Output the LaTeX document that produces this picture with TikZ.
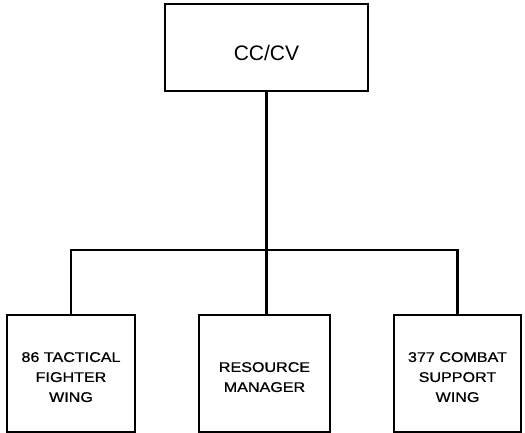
\documentclass[tikz,border=0pt]{standalone}
\usepackage{fontspec}
\setmainfont{Liberation Sans}
\newfontfamily\widesf{Liberation Sans}[FakeStretch=1.15,FakeBold=0.8]
\newcommand{\padtop}[1]{\rule{0pt}{#1}}
\usetikzlibrary{calc}

\begin{document}
\begin{tikzpicture}[x=1pt,y=-1pt]
    % `unit' is used for every box of the chart.
    % `link' is used for the heavy lines between the boxes.
    \tikzstyle{unit} = [draw,line width=1.2pt,fill=white,inner sep=0pt,align=center]
    \tikzstyle{topunit} = [unit,minimum width=203pt,minimum height=87pt,font=\fontsize{21}{25}\selectfont]
    \tikzstyle{lowunit} = [unit,minimum height=117pt,font=\widesf\fontsize{14}{20}\selectfont]
    \tikzstyle{link} = [line width=2.8pt,line cap=rect]
    %
    \useasboundingbox (0,0) rectangle (525,433);
    \node[topunit] (cc) at (266.5,47.5) {\padtop{25.5pt}CC/CV};
    \node[lowunit,minimum width=128pt] (tfw) at (71,373.5) {\padtop{17pt}86 TACTICAL\\FIGHTER\\WING};
    \node[lowunit,minimum width=131pt] (rm) at (264.5,373.5) {\padtop{17pt}RESOURCE\\MANAGER};
    \node[lowunit,minimum width=127pt] (csw) at (457.5,373.5) {\padtop{17pt}377 COMBAT\\SUPPORT\\WING};
    %
    % Draw lines.
    \coordinate (bar) at (266.5,250);
    \draw[link] (cc.south) -- (bar);
    \draw[link] (tfw.north) -- (tfw.north |- bar) -- (csw.north |- bar) -- (csw.north);
    \draw[link] (bar) -- (bar |- rm.north);
\end{tikzpicture}
\end{document}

● ● ● ● ● ● ●

__Written request__:
Repeat the lines above exactly, and keep every picture out.

__Full response__:
Output the LaTeX document that produces this picture with TikZ.
\documentclass[tikz,border=0pt]{standalone}
\usepackage{fontspec}
\setmainfont{Liberation Sans}
\newfontfamily\widesf{Liberation Sans}[FakeStretch=1.15,FakeBold=0.8]
\newcommand{\padtop}[1]{\rule{0pt}{#1}}
\usetikzlibrary{calc}

\begin{document}
\begin{tikzpicture}[x=1pt,y=-1pt]
    % `unit' is used for every box of the chart.
    % `link' is used for the heavy lines between the boxes.
    \tikzstyle{unit} = [draw,line width=1.2pt,fill=white,inner sep=0pt,align=center]
    \tikzstyle{topunit} = [unit,minimum width=203pt,minimum height=87pt,font=\fontsize{21}{25}\selectfont]
    \tikzstyle{lowunit} = [unit,minimum height=117pt,font=\widesf\fontsize{14}{20}\selectfont]
    \tikzstyle{link} = [line width=2.8pt,line cap=rect]
    %
    \useasboundingbox (0,0) rectangle (525,433);
    \node[topunit] (cc) at (266.5,47.5) {\padtop{25.5pt}CC/CV};
    \node[lowunit,minimum width=128pt] (tfw) at (71,373.5) {\padtop{17pt}86 TACTICAL\\FIGHTER\\WING};
    \node[lowunit,minimum width=131pt] (rm) at (264.5,373.5) {\padtop{17pt}RESOURCE\\MANAGER};
    \node[lowunit,minimum width=127pt] (csw) at (457.5,373.5) {\padtop{17pt}377 COMBAT\\SUPPORT\\WING};
    %
    % Draw lines.
    \coordinate (bar) at (266.5,250);
    \draw[link] (cc.south) -- (bar);
    \draw[link] (tfw.north) -- (tfw.north |- bar) -- (csw.north |- bar) -- (csw.north);
    \draw[link] (bar) -- (bar |- rm.north);
\end{tikzpicture}
\end{document}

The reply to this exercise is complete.